Would that explain why after "LA Confidential", Russell Crowe has gone into big commercial films and you haven't? Is it something you've been withdrawing from? You want the big pictures, surely?

Why do you say that? Why do you think I want the big pictures?

Well, that's part of the acting – you're acting, you're performing, you want as many people as possible to see you.

I don't know that I want as many people as possible to see me. I think that's an assumption that seems to be made and that assumption obviously gets fueled by the fact that more and more actors become more and more famous. And for those who aren't famous, there is definitely that little quality in everybody that and some point or another says, "I want to be famous, and that person over there's famous and they're so lucky and I'm not!" And so I think that makes one think – an outsider – think, "Well, if you're an actor, you surely just want to become more and more and more and more famous." But I find as an actor the more recognition I get, the more anxious I become at times because... I don't know that I see the value of it. I don't see that it's valuable for me personally—it certainly doesn't make me any more calm. It actually just heightens insecurities and paranoia. So, I'm constantly battling with it, I'm in a quandary about it, I don't quite know what to do about it.

How is Chris Nolan different from other directors you've worked with?

Chris is a highly intelligent guy, very respectful of what I do as an actor and what actors do, and when you have someone that respects that so much, it gives you the freedom to experiment and go with it. You don't feel stifled by somebody's opinion. I've worked with directors before with whom you suddenly realize that you're just a piece of meat. And I crumble under that, you know what I mean? I go, "I don't have the technical ability to cope with this very well." And because Chris wrote this script, he's an obvious example of what a bright and perceptive person he is.

Were you and Chris always on the same page with the characterization of Leonard?

Yeah! I mean it was almost like Chris – to put it in a really crude way – went, "Here's the script," and I read it and went, "Oh, wow!" and he said, "Have you got it? Good, okay... Well, I'll go and shoot it now, and you just do what it is that you do, and I'll tell you if you've gone off on the wrong direction or not." And so we then cruised along together – well, we didn't cruise, we sort of rapidly sprinted along together in our twenty-six day shoot. (Laughs) But we worked side-by-side, he beautifully capturing what I was doing, and I gave him what he felt the character was supposed to give. So it was incredibly positive and exciting. I reckon I would love if every movie was like this—and I don't just mean the finished product, I mean the process of making it — then I wouldn't struggle with it so much.

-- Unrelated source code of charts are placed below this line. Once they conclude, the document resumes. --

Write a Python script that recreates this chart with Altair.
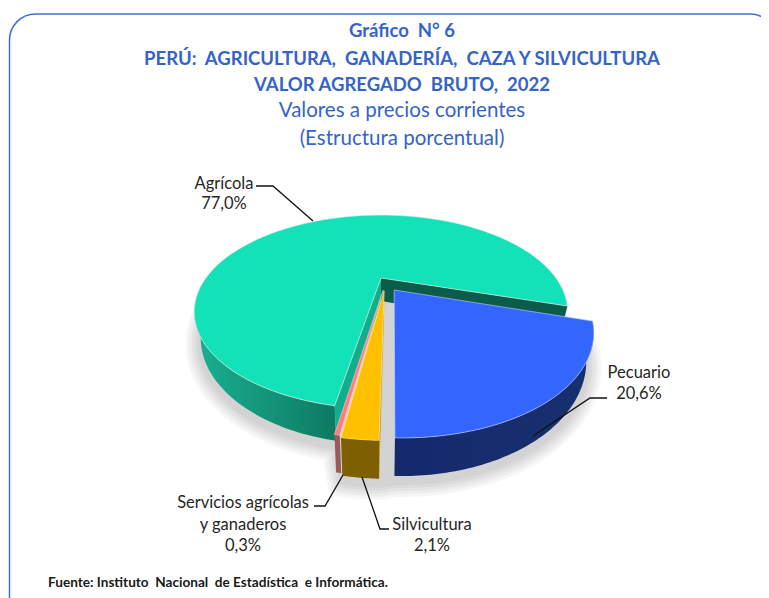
import math
import altair as alt
import pandas as pd

# ---- data
categories = ["Agrícola", "Pecuario", "Silvicultura", "Servicios agrícolas y ganaderos"]
shares = [77.0, 20.6, 2.1, 0.3]

NB = "\u00a0"
title_lines = ["Gráfico" + NB + NB + "N° 6",
               "PERÚ:" + NB + NB + "AGRICULTURA," + NB + NB + "GANADERÍA," + NB + NB + "CAZA Y SILVICULTURA",
               "VALOR AGREGADO" + NB + NB + "BRUTO," + NB + NB + "2022"]
subtitle_lines = ["Valores a precios corrientes", "(Estructura porcentual)"]
source_line = "Fuente:" + NB + "Instituto" + NB + NB + "Nacional" + NB + NB + "de Estadística" + NB + NB + "e Informática."

# ---- projection of the tilted, exploded pie
CX, CY = 381.0, 278.0
A, B, K = 85.0, 175.0, 0.35
DEPTH, SHRINK = 23.0, 0.965
START = 17.2
OFFSET = {  # explosion of each slice on the pie's plane
    "Agrícola": (0.0, 0.0),
    "Pecuario": (0.0717, 0.1345),
    "Silvicultura": (0.017, 0.145),
    "Servicios agrícolas y ganaderos": (0.012, 0.135),
}

def top(u, v):
    w = 1 - K * v
    return CX + B * u / w, CY + A * v / w

def bottom(u, v):
    x, y = top(u, v)
    return CX + (x - CX) * SHRINK, y + DEPTH / (1 - K * v)

def arc(name, a0, a1, fn, n=90):
    ox, oy = OFFSET[name]
    pts = []
    for i in range(n + 1):
        t = math.radians(a0 + (a1 - a0) * i / n)
        pts.append(fn(ox + math.cos(t), oy + math.sin(t)))
    return pts

spans = {}
angle = START
for name, share in zip(categories[1:] + categories[:1], shares[1:] + shares[:1]):
    spans[name] = (angle, angle + share * 3.6)
    angle += share * 3.6

X = alt.X("x:Q", scale=alt.Scale(domain=[8, 761], nice=False, zero=False), axis=None)
Y = alt.Y("y:Q", scale=alt.Scale(domain=[598, 8], nice=False, zero=False), axis=None)

def poly(pts, fill, stroke=None, sw=0.0, opacity=None):
    pts = list(pts) + [pts[0]]
    df = pd.DataFrame({"x": [p[0] for p in pts], "y": [p[1] for p in pts], "i": range(len(pts))})
    kw = dict(fill=fill, strokeWidth=sw, stroke=stroke if stroke else "transparent")
    if opacity is not None:
        kw["opacity"] = opacity
    return alt.Chart(df).mark_line(interpolate="linear", **kw).encode(x=X, y=Y, order=alt.Order("i:Q"))

def line(pts, color="#111111", sw=1.3):
    df = pd.DataFrame({"x": [p[0] for p in pts], "y": [p[1] for p in pts], "i": range(len(pts))})
    return alt.Chart(df).mark_line(color=color, strokeWidth=sw).encode(x=X, y=Y, order=alt.Order("i:Q"))

def hgrad(c0, c1):
    return alt.LinearGradient(gradient="linear", x1=0, x2=1, y1=0, y2=0,
                              stops=[alt.GradientStop(color=c0, offset=0), alt.GradientStop(color=c1, offset=1)])

def side(name, a0, a1, fill):
    return poly(arc(name, a0, a1, top) + arc(name, a0, a1, bottom)[::-1], fill)

def face(name, a, fill):
    ox, oy = OFFSET[name]
    t = math.radians(a)
    u, v = ox + math.cos(t), oy + math.sin(t)
    return poly([top(ox, oy), top(u, v), bottom(u, v), bottom(ox, oy)], fill)

def wedge(name, a0, a1, fill, edge="#e8f4f0"):
    ox, oy = OFFSET[name]
    return poly([top(ox, oy)] + arc(name, a0, a1, top), fill, stroke=edge, sw=0.6)

AG, PE, SI, SE = categories
layers = []

# border
layers.append(alt.Chart(pd.DataFrame({"k": [0]})).mark_rect(
    cornerRadius=26, fill="transparent", stroke="#3f6fd0", strokeWidth=1.5
).encode(x=alt.value(1.5), x2=alt.value(768), y=alt.value(6), y2=alt.value(640)))

# soft shadow
outline = (arc(AG, spans[AG][0], spans[AG][1], bottom) + arc(PE, spans[PE][0], spans[PE][1], bottom)
           + arc(SI, spans[SI][0], spans[SI][1], bottom))
outline = [(x, y + 6) for x, y in outline]
for w in (30, 24, 18, 12, 6):
    layers.append(poly(outline, "#000000", stroke="#000000", sw=w, opacity=0.032))

# Agrícola
a0, a1 = spans[AG]
layers.append(side(AG, a0, 200, hgrad("#1ab091", "#0d7a62")))
layers.append(face(AG, a1, "#0b5c4a"))
layers.append(face(AG, a0, "#11ad8c"))
layers.append(wedge(AG, a0, a1, "#13e2b9"))

# Servicios, Silvicultura
a0, a1 = spans[SE]
layers.append(side(SE, a0, a1, "#9a5a5a"))
layers.append(wedge(SE, a0, a1, "#ff7c80", edge="#ffd0d0"))
a0, a1 = spans[SI]
layers.append(face(SI, a0, "#c79a1a"))
layers.append(side(SI, a0, a1, "#7f6000"))
layers.append(wedge(SI, a0, a1, "#ffc000", edge="#ffe9a8"))

# Pecuario
a0, a1 = spans[PE]
layers.append(side(PE, a0, a1, hgrad("#14296c", "#17306f")))
layers.append(wedge(PE, a0, a1, "#3366ff", edge="#c8d4ff"))

# leader lines
layers.append(line([(256, 186), (273, 186), (313, 221)]))
layers.append(line([(607, 398), (590, 398), (533, 436)]))
layers.append(line([(314, 506), (325, 506), (343, 475)]))
layers.append(line([(362, 477), (380, 529), (389, 529)]))

def texts(rows, color, size, bold=False, align="center"):
    df = pd.DataFrame(rows, columns=["x", "y", "t"])
    return alt.Chart(df).mark_text(
        font="Lato", fontSize=size, fontWeight="bold" if bold else "normal",
        color=color, align=align, baseline="middle"
    ).encode(x=X, y=Y, text="t:N")

BLUE = "#3564c8"
layers.append(texts([(402, 31, title_lines[0]), (402, 59, title_lines[1]), (402, 85, title_lines[2])], BLUE, 18.5, True))
layers.append(texts([(402, 111, subtitle_lines[0]), (402, 139, subtitle_lines[1])], BLUE, 20.5))
INK = "#262626"
layers.append(texts([
    (224, 184, "Agrícola"), (224, 204, "77,0%"),
    (639, 373, "Pecuario"), (639, 394, "20,6%"),
    (243, 503, "Servicios agrícolas"), (243, 525, "y ganaderos"), (243, 546, "0,3%"),
    (432, 525, "Silvicultura"), (432, 546, "2,1%"),
], INK, 16.5))
layers.append(texts([(48, 583, source_line)], "#1a1a1a", 13.6, True, "left"))

chart = alt.layer(*layers).properties(
    width=753, height=590, padding=0, autosize=alt.AutoSizeParams(type="none"), background="white"
).configure_view(stroke=None)

chart.save("out.html", embed_options={"renderer": "svg", "actions": False})
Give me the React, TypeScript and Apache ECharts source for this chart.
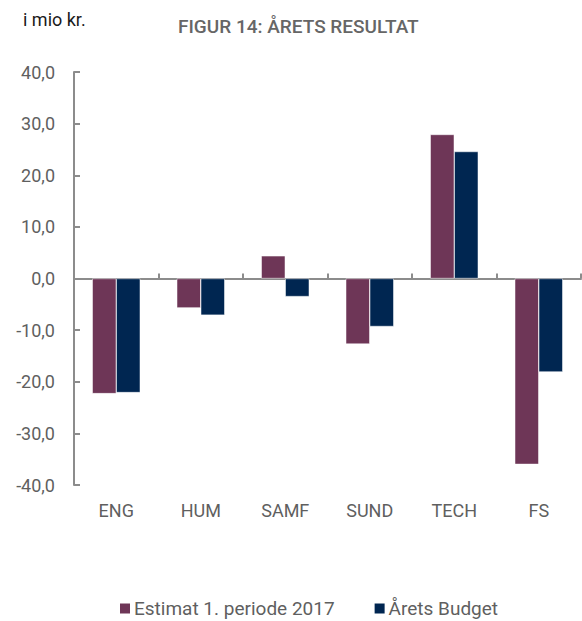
import React, { useEffect, useRef } from "react";
import * as echarts from "echarts";

const categories = ["ENG", "HUM", "SAMF", "SUND", "TECH", "FS"];
const estimat = [-22.3, -5.7, 4.4, -12.7, 27.9, -36.0];
const budget = [-22.1, -7.1, -3.5, -9.3, 24.6, -18.1];
const seriesNames = ["Estimat 1. periode 2017", "Årets Budget"];
const yTicks = { min: -40, max: 40, interval: 10 };

const FONT = "Roboto";
const GRAY = "#5f5f5f";
const AXIS = "#8c8c8c";

export default function App() {
  const ref = useRef<HTMLDivElement>(null);
  useEffect(() => {
    if (!ref.current) return;
    const chart = echarts.init(ref.current, null, { renderer: "svg" });
    chart.setOption({
      animation: false,
      textStyle: { fontFamily: FONT },
      graphic: [
        {
          type: "text",
          left: 23,
          top: 10,
          style: { text: "i mio kr.", fill: "#1a1a1a", font: `18px ${FONT}` },
        },
        {
          type: "text",
          left: 178,
          top: 17,
          style: {
            text: "FIGUR 14: ÅRETS RESULTAT",
            fill: "#666666",
            font: `500 19px ${FONT}`,
          },
        },
      ],
      legend: {
        left: 113,
        top: 594,
        itemWidth: 12,
        itemHeight: 12,
        itemGap: 38,
        icon: "rect",
        textStyle: { color: GRAY, fontSize: 19, fontFamily: FONT, padding: [0, 0, 0, -2] },
        data: seriesNames,
      },
      grid: { left: 74, right: 1, top: 72, bottom: 136, containLabel: false },
      xAxis: [
        {
          type: "category",
          data: categories,
          position: "bottom",
          axisLine: { show: false, onZero: false },
          axisTick: { show: false },
          axisLabel: { color: GRAY, fontSize: 18, margin: 16, fontFamily: FONT },
        },
        {
          type: "category",
          data: categories,
          position: "top",
          axisLine: { show: true, onZero: true, lineStyle: { color: AXIS, width: 2 } },
          axisTick: { show: true, inside: false, length: 5, lineStyle: { color: AXIS, width: 2 } },
          axisLabel: { show: false },
        },
      ],
      yAxis: {
        type: "value",
        min: yTicks.min,
        max: yTicks.max,
        interval: yTicks.interval,
        axisLine: { show: true, onZero: false, lineStyle: { color: AXIS, width: 2 } },
        axisTick: { show: true, inside: true, length: 6, lineStyle: { color: AXIS, width: 2 } },
        splitLine: { show: false },
        axisLabel: {
          color: GRAY,
          fontSize: 18,
          margin: 19,
          fontFamily: FONT,
          formatter: (v: number) => v.toFixed(1).replace(".", ","),
        },
      },
      series: [
        {
          name: seriesNames[0],
          type: "bar",
          data: estimat,
          barWidth: 24,
          barGap: "0%",
          itemStyle: { color: "#6e3657", borderColor: "#ffffff", borderWidth: 0.5 },
        },
        {
          name: seriesNames[1],
          type: "bar",
          data: budget,
          barWidth: 24,
          barGap: "0%",
          itemStyle: { color: "#002651", borderColor: "#ffffff", borderWidth: 0.5 },
        },
      ],
    });
    return () => chart.dispose();
  }, []);
  return <div ref={ref} style={{ width: 582, height: 621, position: "absolute", left: 0, top: 0 }} />;
}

Was the role of Leonard as hard as it looked?

I thought it was going to be not hard but a really wonderful challenge. I bashed and sort of boggled my way through the process of just making sure that Chris and I were on the same page with each other. And then when I came out the other side of that just after we started shooting, it felt really quite... buoyant, and it just flowed really beautifully.

You were in almost every scene of this movie – probably more so than any other film you've ever been in. Did that coupled with the short shooting schedule make it more challenging for you to nail the character?

It made it better in a way. I find it difficult sometimes if you're doing a four-month shoot, and if you work for a day and you've got five days off then work for a day and get five days off.... I always say I'm not very good at working and being a tourist at the same time. I'd rather go to work all day every day with the crew and just carry on, which is what I'm doing at the moment; it's great. And it was the same thing with "Memento" – you just kind of live and breathe this whole experience, and then as soon as it's finished you go, "Great! That's over; I can drop that and forget about that!" That energy really suits me, I think.